Our family ate lunch and then napped, because Mama, who had experienced this ritual all her life, firmly believed in naps. After eating we each dropped back on our cotton sacks and into a 20-minute slumber. In the early part of the picking season, Moma would cue us to wake up; later, we became trained and almost simultaneously rose and prepared to return to our toil in the rows.


The only break in this ritual was imposed by the weather, perhaps a “cotton shower” that briefly wet the fields and ceased all harvest. Those were rare by Fall but the prospect was celebrated by my adolescent, older neighbor, Wayne Marshall, who would occasionally spot a lonely cloud in an otherwise blue sky and break into a preacher’s prayer for rain: “Oh Lord, just share us a few, merciful drops to end this day’s work and grace our labor!” His plea always failed but the chorus of “Amen” from the rest of the entertained pickers, who were of all races: white, black, red and mixed. What we shared in Wayne’s mirthful prayer was our mutual poverty and the knowledge of our annual struggle.
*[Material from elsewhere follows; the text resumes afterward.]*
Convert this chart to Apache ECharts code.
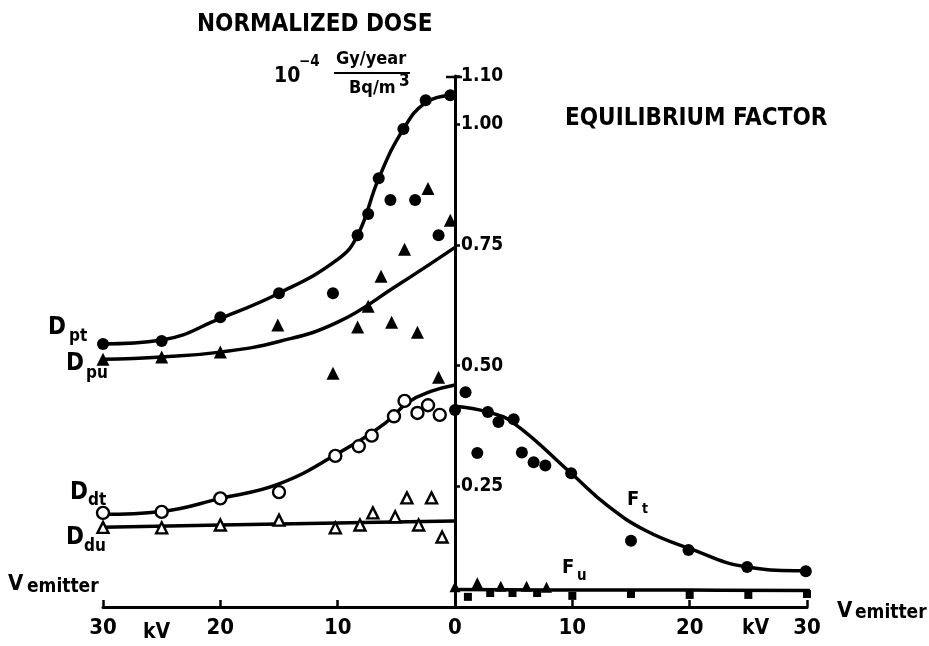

The harsh inequities of our work was amplified each Fall when the University of Oklahoma and the University of Texas football teams played each other in the Cotton Bowl in Dallas. On the two-lane highway at the end of our rows, we would observe the southward parade of Cadillacs and Lincolns driven by doctors, lawyers and entrepreneurs from Oklahoma City and Tulsa who took a short-cut through our prairie to enjoy their game.  
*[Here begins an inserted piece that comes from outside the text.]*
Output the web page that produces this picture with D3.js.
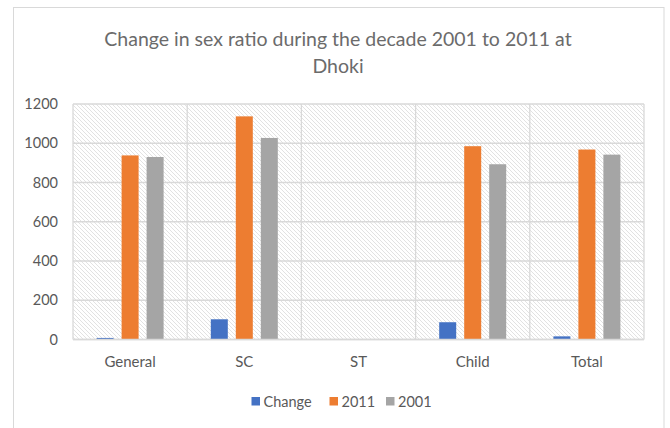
<!DOCTYPE html>
<html><head><meta charset="utf-8">
<script src="https://cdn.jsdelivr.net/npm/d3@7"></script>
<style>html,body{margin:0;padding:0;background:#fff;}svg{display:block;font-family:Lato,"Open Sans",sans-serif;}</style>
</head><body>
<svg id="c" width="670" height="428"></svg>
<script>
const categories = ["General","SC","ST","Child","Total"];
const seriesNames = ["Change","2011","2001"];
const changeValues = [8, 103, 0, 88, 16];
const values2011 = [938, 1137, 0, 985, 968];
const values2001 = [930, 1027, 0, 893, 942];
const yTicks = [0,200,400,600,800,1000,1200];
const colors = ["#4472c4","#ed7d31","#a5a5a5"];
const titleLines = ["Change in sex ratio during the decade 2001 to 2011 at","Dhoki"];

const seriesData = [changeValues, values2011, values2001];
const svg = d3.select("#c");
const m = {left:73, right:644, top:104, bottom:339.5};

// outer border
svg.append("rect").attr("x",13.5).attr("y",7.5).attr("width",650.5).attr("height",430)
  .attr("fill","#fff").attr("stroke","#d9d9d9").attr("stroke-width",1);

const defs = svg.append("defs");
const pat = defs.append("pattern").attr("id","hatch").attr("patternUnits","userSpaceOnUse")
  .attr("width",4).attr("height",4);
pat.append("rect").attr("width",4).attr("height",4).attr("fill","#fff");
pat.append("path").attr("d","M-1,-1 L5,5 M-1,3 L1,5 M3,-1 L5,1").attr("stroke","#e2e2e2").attr("stroke-width",1);

const x0 = d3.scaleBand().domain(categories).range([m.left,m.right]).padding(0);
const x1 = d3.scaleBand().domain(seriesNames).range([0,x0.bandwidth()]).paddingInner(0.32).paddingOuter(0.944);
const y = d3.scaleLinear().domain([0,1200]).range([m.bottom,m.top]);

svg.append("rect").attr("x",m.left).attr("y",m.top).attr("width",m.right-m.left).attr("height",m.bottom-m.top)
  .attr("fill","url(#hatch)");

// horizontal gridlines
svg.append("g").selectAll("line").data(yTicks).join("line")
  .attr("x1",m.left).attr("x2",m.right).attr("y1",d=>y(d)).attr("y2",d=>y(d))
  .attr("stroke","#d9d9d9").attr("stroke-width",1.3);
// vertical gridlines at category boundaries
const bounds = categories.map(c=>x0(c)).concat([m.right]);
svg.append("g").selectAll("line").data(bounds).join("line")
  .attr("x1",d=>d).attr("x2",d=>d).attr("y1",m.top).attr("y2",m.bottom)
  .attr("stroke","#d9d9d9").attr("stroke-width",1.3);

// y axis labels
const yAxis = d3.axisLeft(y).tickValues(yTicks).tickFormat(d3.format("d")).tickSize(0).tickPadding(0);
const ya = svg.append("g").attr("transform",`translate(58,0)`).call(yAxis);
ya.select(".domain").remove();
ya.selectAll("text").attr("fill","#595959").style("font-size","14.5px").style("font-family","Lato,sans-serif");

// bars
const groups = svg.append("g").selectAll("g").data(categories).join("g")
  .attr("transform",d=>`translate(${x0(d)},0)`);
groups.selectAll("rect").data((c,i)=>seriesNames.map((s,j)=>({s, v:seriesData[j][i], j})))
  .join("rect")
  .attr("x",d=>x1(d.s)).attr("width",x1.bandwidth())
  .attr("y",d=>y(d.v)).attr("height",d=>y(0)-y(d.v))
  .attr("fill",d=>colors[d.j]);

// x axis line + labels
svg.append("line").attr("x1",m.left).attr("x2",m.right).attr("y1",m.bottom).attr("y2",m.bottom)
  .attr("stroke","#d9d9d9").attr("stroke-width",1.5);
const xAxis = d3.axisBottom(x0).tickSize(0).tickPadding(0);
const xa = svg.append("g").attr("transform",`translate(0,${m.bottom})`).call(xAxis);
xa.select(".domain").remove();
xa.selectAll("text").attr("fill","#595959").attr("dy",null).attr("y",27)
  .style("font-size","15px").style("font-family","Lato,sans-serif");

// title
svg.append("g").selectAll("text").data(titleLines).join("text")
  .attr("x",338).attr("y",(d,i)=>46+i*27).attr("text-anchor","middle")
  .attr("fill","#6b6b6b").style("font-size","19.5px").text(d=>d);

// legend
const legX = [251.5, 329.5, 386];
const lg = svg.append("g").selectAll("g").data(seriesNames).join("g")
  .attr("transform",(d,i)=>`translate(${legX[i]},397)`);
lg.append("rect").attr("width",8.5).attr("height",8.5).attr("fill",(d,i)=>colors[i]);
lg.append("text").attr("x",12).attr("y",9.5).attr("fill","#595959").style("font-size","14.5px").text(d=>d);
</script>
</body></html>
On October 10, 1959, 10 a.m., it was already hot as I was picking out in front of the rest of our makeshift band of pickers by about 30 yards. As we finished our second round, a black Lincoln weaved to a stop on the highway at the end of my row. The driver leaned over and pressed the button to electrically descend his passenger-side window. In a drunken slur he asked: “Does this road take me to Dallas?” 


I thought very quickly and told him that after he rounded the curve just ahead, he should keep going straight on SH22 and ignore the right turn -- that turn would take him out of his way. If he would proceed on SH 22, it would take him into Mesquite and he would know how to get to the Cotton Bowl from there. 
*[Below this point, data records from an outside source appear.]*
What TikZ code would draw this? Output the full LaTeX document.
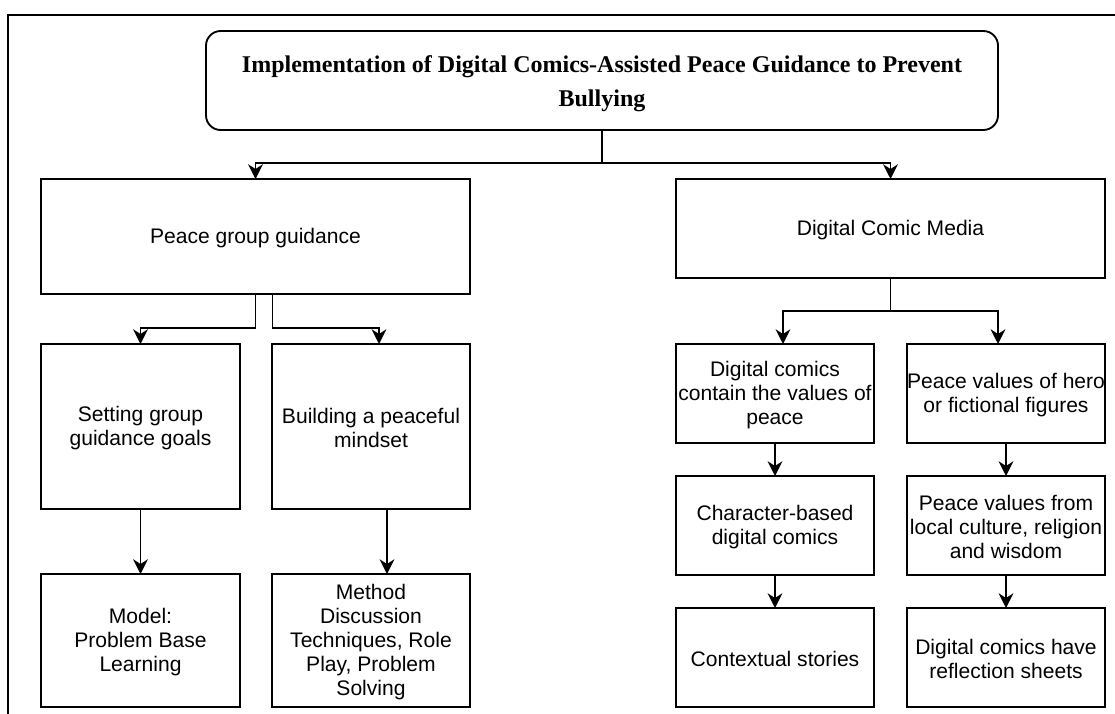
\documentclass[tikz,border=0pt]{standalone}
\usepackage{fontspec}
\setmainfont{Liberation Sans}
\newfontfamily\titlefont{Liberation Serif}
\usetikzlibrary{arrows.meta,calc}
\tikzset{
  box/.style={draw, line width=1.4pt, inner sep=0pt, outer sep=0pt, align=center,
    font=\fontsize{15.8pt}{18pt}\selectfont},
  arr/.style={draw, line width=1.4pt, -{Stealth[length=11pt,width=11pt,inset=3.5pt]}},
  ln/.style={draw, line width=1.4pt},
}
\begin{document}
\begin{tikzpicture}[x=0.75pt,y=-0.75pt]
\useasboundingbox (0,0) rectangle (1115,714);
% frame
\draw[line width=1.5pt] (8,714) -- (8,15) -- (1115,15);
% title
\node[box, rounded corners=11pt, minimum width=792*0.75pt, minimum height=99*0.75pt,
  font=\titlefont\bfseries\fontsize{18pt}{25.5pt}\selectfont] (title) at (602,80.5)
  {\rule{0pt}{17pt}Implementation of Digital Comics-Assisted Peace Guidance to Prevent\\Bullying};
% level 1
\node[box, minimum width=429*0.75pt, minimum height=115*0.75pt] (pgg) at (255.5,236.5) {\rule{0pt}{14pt}Peace group guidance};
\node[box, minimum width=429*0.75pt, minimum height=99*0.75pt] (dcm) at (890.5,228.5) {\rule{0pt}{14pt}Digital Comic Media};
% left column
\node[box, minimum width=199*0.75pt, minimum height=165*0.75pt] (sgg) at (140.5,426.5) {\rule{0pt}{14pt}Setting group\\guidance goals};
\node[box, minimum width=198*0.75pt, minimum height=165*0.75pt] (bpm) at (371,426.5) {\rule{0pt}{14pt}Building a peaceful\\mindset};
\node[box, minimum width=199*0.75pt, minimum height=133*0.75pt] (model) at (140.5,640.5) {\rule{0pt}{14pt}Model:\\Problem Base\\Learning};
\node[box, minimum width=198*0.75pt, minimum height=133*0.75pt] (method) at (371,640.5) {\rule{0pt}{14pt}Method\\Discussion\\Techniques, Role\\Play, Problem\\Solving};
% right columns
\node[box, minimum width=198*0.75pt, minimum height=99*0.75pt] (dcc) at (775,393.5) {\rule{0pt}{14pt}Digital comics\\contain the values of\\peace};
\node[box, minimum width=198*0.75pt, minimum height=99*0.75pt] (hero) at (1006,393.5) {\rule{0pt}{14pt}Peace values of hero\\or fictional figures};
\node[box, minimum width=198*0.75pt, minimum height=99*0.75pt] (cbd) at (775,525.5) {\rule{0pt}{14pt}Character-based\\digital comics};
\node[box, minimum width=198*0.75pt, minimum height=99*0.75pt] (local) at (1006,525.5) {\rule{0pt}{14pt}Peace values from\\local culture, religion\\and wisdom};
\node[box, minimum width=198*0.75pt, minimum height=99*0.75pt] (ctx) at (775,657.5) {\rule{0pt}{14pt}Contextual stories};
\node[box, minimum width=198*0.75pt, minimum height=99*0.75pt] (refl) at (1006,657.5) {\rule{0pt}{14pt}Digital comics have\\reflection sheets};
% connectors from title
\coordinate (tj) at ($(title.south)+(0,33)$);
\draw[ln] (title.south) -- (tj);
\draw[arr] (tj) -| (pgg.north);
\draw[arr] (tj) -| (dcm.north);
% peace group guidance
\coordinate (pggR) at ($(pgg.south)+(17,0)$);
\coordinate (bpmIn) at ($(bpm.north)+(8,0)$);
\draw[arr] (pgg.south) -- ++(0,34) -| (sgg.north);
\draw[arr] (pggR) -- ++(0,34) -| (bpmIn);
\draw[arr] (sgg.south) -- (model.north);
\coordinate (bpmOut) at ($(bpm.south)+(16,0)$);
\draw[arr] (bpmOut) -- (bpmOut |- method.north);
% digital comic media
\coordinate (dj) at ($(dcm.south)+(0,33)$);
\coordinate (dccIn) at ($(dcc.north)+(8,0)$);
\coordinate (heroIn) at ($(hero.north)+(-8,0)$);
\draw[ln] (dcm.south) -- (dj);
\draw[arr] (dj) -| (dccIn);
\draw[arr] (dj) -| (heroIn);
\draw[arr] (dcc.south) -- (cbd.north);
\draw[arr] (cbd.south) -- (ctx.north);
\draw[arr] (hero.south) -- (local.north);
\draw[arr] (local.south) -- (refl.north);
\end{tikzpicture}
\end{document}
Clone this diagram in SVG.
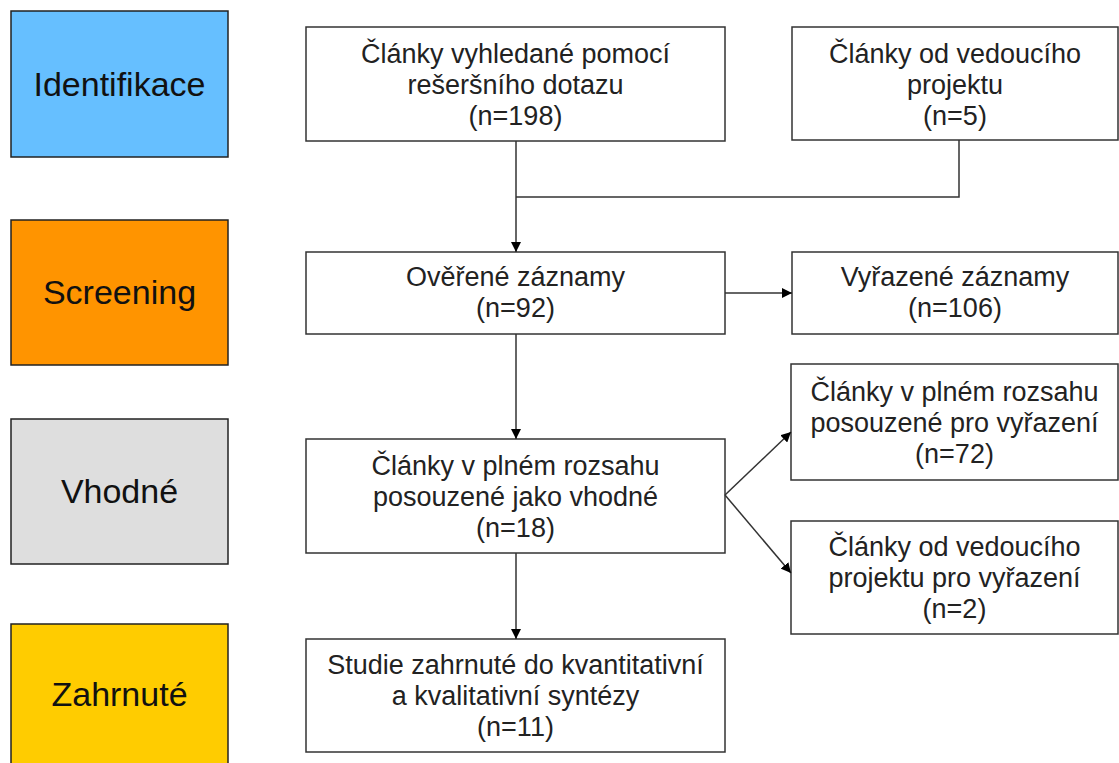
<svg xmlns="http://www.w3.org/2000/svg" width="1119" height="763" viewBox="0 0 1119 763">
<defs>
<marker id="ah" markerWidth="10" markerHeight="10" refX="10" refY="5" orient="auto" markerUnits="userSpaceOnUse">
<path d="M0,0 L10,5 L0,10 Z" fill="#000"/>
</marker>
</defs>
<style>
.stage{stroke:#222;stroke-width:1.5}
.box{fill:#fff;stroke:#333;stroke-width:1.5}
.st{font-family:"Liberation Sans",Arial,sans-serif;font-size:34px;fill:#111;text-anchor:middle}
.t{font-family:"Liberation Sans",Arial,sans-serif;font-size:27px;fill:#222;text-anchor:middle}
.c{fill:none;stroke:#333;stroke-width:1.5}
</style>
<rect width="1119" height="763" fill="#fff"/>
<g id="stage-identifikace"><rect class="stage" x="11" y="11" width="217" height="146" fill="#66BFFF"/><text class="st" x="119.5" y="96">Identifikace</text></g>
<g id="stage-screening"><rect class="stage" x="11" y="220" width="217" height="145" fill="#FF9400"/><text class="st" x="119.5" y="304">Screening</text></g>
<g id="stage-vhodne"><rect class="stage" x="11" y="419" width="217" height="145" fill="#DEDEDE"/><text class="st" x="119.5" y="503">Vhodné</text></g>
<g id="stage-zahrnute"><rect class="stage" x="11" y="624" width="217" height="150" fill="#FFCC00"/><text class="st" x="119.5" y="706">Zahrnuté</text></g>

<g id="n-search"><rect class="box" x="306" y="27" width="419" height="114"/>
<text class="t" x="515.5" y="63">Články vyhledané pomocí</text>
<text class="t" x="515.5" y="94">rešeršního dotazu</text>
<text class="t" x="515.5" y="125">(n=198)</text></g>
<g id="n-supervisor"><rect class="box" x="792" y="27" width="326" height="113"/>
<text class="t" x="955" y="63">Články od vedoucího</text>
<text class="t" x="955" y="94">projektu</text>
<text class="t" x="955" y="125">(n=5)</text></g>
<g id="n-verified"><rect class="box" x="306" y="252" width="419" height="82"/>
<text class="t" x="515.5" y="286">Ověřené záznamy</text>
<text class="t" x="515.5" y="317">(n=92)</text></g>
<g id="n-excluded"><rect class="box" x="792" y="252" width="326" height="82"/>
<text class="t" x="955" y="286">Vyřazené záznamy</text>
<text class="t" x="955" y="317">(n=106)</text></g>
<g id="n-eligible"><rect class="box" x="306" y="439" width="419" height="114"/>
<text class="t" x="515.5" y="475">Články v plném rozsahu</text>
<text class="t" x="515.5" y="506">posouzené jako vhodné</text>
<text class="t" x="515.5" y="537">(n=18)</text></g>
<g id="n-fulltext-excl"><rect class="box" x="791" y="364" width="327" height="116"/>
<text class="t" x="954.5" y="401">Články v plném rozsahu</text>
<text class="t" x="954.5" y="432">posouzené pro vyřazení</text>
<text class="t" x="954.5" y="463">(n=72)</text></g>
<g id="n-supervisor-excl"><rect class="box" x="791" y="521" width="327" height="113"/>
<text class="t" x="954.5" y="556">Články od vedoucího</text>
<text class="t" x="954.5" y="587">projektu pro vyřazení</text>
<text class="t" x="954.5" y="618">(n=2)</text></g>
<g id="n-included"><rect class="box" x="306" y="639" width="419" height="113"/>
<text class="t" x="515.5" y="674">Studie zahrnuté do kvantitativní</text>
<text class="t" x="515.5" y="705">a kvalitativní syntézy</text>
<text class="t" x="515.5" y="736">(n=11)</text></g>

<g id="connectors">
<line class="c" x1="516" y1="141" x2="516" y2="252" marker-end="url(#ah)"/>
<polyline class="c" points="959,140 959,197 516,197"/>
<line class="c" x1="725" y1="293" x2="792" y2="293" marker-end="url(#ah)"/>
<line class="c" x1="516" y1="334" x2="516" y2="439" marker-end="url(#ah)"/>
<line class="c" x1="725" y1="495" x2="791" y2="432" marker-end="url(#ah)"/>
<line class="c" x1="725" y1="495" x2="791" y2="573" marker-end="url(#ah)"/>
<line class="c" x1="516" y1="553" x2="516" y2="639" marker-end="url(#ah)"/>
</g>
</svg>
He did not thank me or even acknowledge that I was there, as he pressed the button to roll up his window. He then spun his tires.


Every picker behind me heard what I said; they stood and watched the Lincoln as it approached the turn. 


When the driver continued east as I had suggested – and straight into Arkansas-- a cheer erupted among our four-dozen pickers: No one in our little field was going to the OU/Texas football game at the Cotton Bowl that year – but neither was that asshole.